Credit: George Hodan/public domain
Two teams of researchers working independently of one another have discovered some remarkable features of liquid water—it can be chilled to −42.55°C and it appears to have what is described as a singularity. The first team, made up of members from across Europe, conducted experiments designed to find the lowest temperature at which liquid water can exist. They have published their results in the journal Physical Review Letters. The second team, with members from Sweden, Korea and Japan sought to learn more about the attributes of liquid water when chilled to very low temperatures. They have published their results in the journal Science. Paola Gallo with Università Roma Tre and Eugene Stanley with Boston University offer a Perspective piece on the work done by the two teams in the same Science issue.
While it is true that liquid water normally becomes a solid at 0°C, it is also true that under certain circumstances, liquid water can be much colder than that, such as when it is chilled very quickly—a fast measuring system can take the temperature of the water before it has time to form crystals. But just how cold can it get? Prior theory has suggested the limit is likely −40°C. I this new effort, the researchers found it could go slightly colder than that by injecting very tiny droplets into a vacuum chamber. As the droplets moved through the chamber, some of the water evaporated, causing the temperature of the drop to fall. The team used lasers to measure the change in diameter of the drops to calculate their temperature, and found the new low record of −42.55°C.

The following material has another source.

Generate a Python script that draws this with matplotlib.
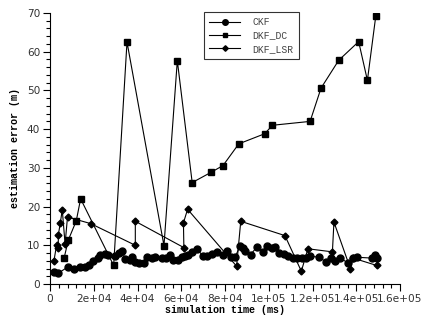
import matplotlib
matplotlib.use("Agg")
import matplotlib.pyplot as plt
from matplotlib.ticker import FixedLocator, FixedFormatter, MultipleLocator

ckf_x = [1970, 3800, 8400, 11100, 13900, 15800, 17700, 19800, 21800, 23000, 25100, 26700,
         29700, 31500, 33100, 34300, 36600, 37600, 38900, 40800, 42800, 44300, 46800, 48000,
         51000, 52900, 55000, 56400, 58700, 60500, 61700, 63200, 64800, 67300, 69800, 71900,
         74200, 76200, 79200, 81100, 82700, 84600, 86900, 88100, 89100, 91700, 94500, 97200,
         99300, 101300, 103000, 104800, 107000, 109000, 111000, 112800, 115100, 117000, 118900,
         123100, 126200, 128300, 130400, 132600, 136400, 138700, 140500, 147000, 148600, 149300]
ckf_y = [3.1, 2.8, 4.5, 3.8, 4.3, 4.5, 4.9, 6.0, 6.6, 7.6, 7.8, 7.6,
         7.2, 8.0, 8.4, 6.5, 6.3, 7.0, 5.7, 5.4, 5.4, 7.0, 6.6, 6.9,
         6.7, 6.6, 7.4, 6.3, 6.3, 6.9, 7.2, 7.6, 8.3, 9.0, 7.3, 7.2,
         7.8, 8.3, 7.6, 8.6, 6.9, 6.9, 9.9, 9.3, 8.6, 7.6, 9.5, 8.3,
         9.7, 9.3, 9.5, 8.0, 7.8, 7.2, 6.7, 6.6, 6.6, 6.7, 7.2,
         6.9, 5.7, 6.6, 6.0, 6.7, 5.4, 6.7, 6.9, 6.7, 7.4, 6.7]

dc_x = [6400, 8400, 12000, 14000, 29100, 35200, 52100, 58200, 65000, 73800, 79100,
        86300, 98100, 101700, 118900, 123900, 132000, 141100, 145100, 148900]
dc_y = [6.6, 11.4, 16.3, 22.0, 4.8, 62.5, 9.9, 57.7, 26.2, 28.9, 30.6,
        36.2, 38.8, 41.0, 42.0, 50.6, 57.8, 62.6, 52.6, 69.1]

lsr_x = [1800, 3000, 3800, 3800, 4700, 5600, 6900, 8000, 18600, 39000, 39000, 61200,
         61000, 62900, 85300, 87200, 107400, 114900, 117900, 129100, 129800, 137300,
         138500, 149300]
lsr_y = [6.0, 10.0, 9.3, 12.7, 15.7, 19.2, 10.3, 17.3, 15.6, 10.0, 16.2, 9.4,
         15.8, 19.3, 4.6, 16.2, 12.5, 3.3, 9.1, 8.3, 16.0, 4.0,
         6.7, 4.8]

xticks = [0, 20000, 40000, 60000, 80000, 100000, 120000, 140000, 160000]
xticklabels = ['0', '2e+04', '4e+04', '6e+04', '8e+04', '1e+05', '1.2e+05', '1.4e+05', '1.6e+05']
yticks = [0, 10, 20, 30, 40, 50, 60, 70]

fig = plt.figure(figsize=(4.22, 3.2), dpi=100)
ax = fig.add_axes([50/422, 36/320, 350/422, 271/320])

ax.plot(ckf_x, ckf_y, color='black', lw=0.8, marker='o', ms=5.0, label='CKF', zorder=3)
ax.plot(dc_x, dc_y, color='black', lw=0.8, marker='s', ms=4.2, label='DKF_DC', zorder=2)
ax.plot(lsr_x, lsr_y, color='black', lw=0.8, marker='D', ms=3.5, label='DKF_LSR', zorder=2)

ax.set_xlim(0, 160000)
ax.set_ylim(0, 70)
for s in ['top', 'right']:
    ax.spines[s].set_visible(False)
for s in ['left', 'bottom']:
    ax.spines[s].set_linewidth(0.8)

ax.xaxis.set_major_locator(FixedLocator(xticks))
ax.xaxis.set_major_formatter(FixedFormatter(xticklabels))
ax.xaxis.set_minor_locator(MultipleLocator(4000))
ax.yaxis.set_major_locator(FixedLocator(yticks))
ax.yaxis.set_minor_locator(MultipleLocator(2))
ax.tick_params(which='major', direction='out', length=5, width=0.8, labelsize=7.6,
               labelcolor='#333333', pad=2)
ax.tick_params(which='minor', direction='out', length=3, width=0.8)

lab_font = dict(family='Liberation Mono', weight='bold', size=7.2)
ax.set_xlabel('simulation time (ms)', fontdict=lab_font, labelpad=1)
ax.set_ylabel('estimation error (m)', fontdict=lab_font, labelpad=5)

leg = ax.legend(loc='upper left', bbox_to_anchor=(0.44, 1.005), frameon=True, fancybox=False,
                prop=dict(family='Liberation Mono', size=7), handlelength=3.2, markerscale=0.8,
                borderpad=0.55, labelspacing=0.35, handletextpad=1.2, borderaxespad=0)
leg.get_frame().set_edgecolor('black')
leg.get_frame().set_linewidth(0.8)
for t in leg.get_texts():
    t.set_color('#444444')

fig.savefig('out.png', dpi=100)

Liquid water also has another strange property, according to the researchers with the second effort—the ability to exist in two different liquid states when chilled and to jump between them at a given point, which the team called its singularity. They used a similar setup to the first group, injecting water droplets into a vacuum chamber and shooting them with a laser to measure their temperature, but they found something new. Different parts of the droplets had different densities and sometimes the molecules in the drops seemed to have difficulty deciding which state to occupy, and so moved back and forth, suggesting a singularity state.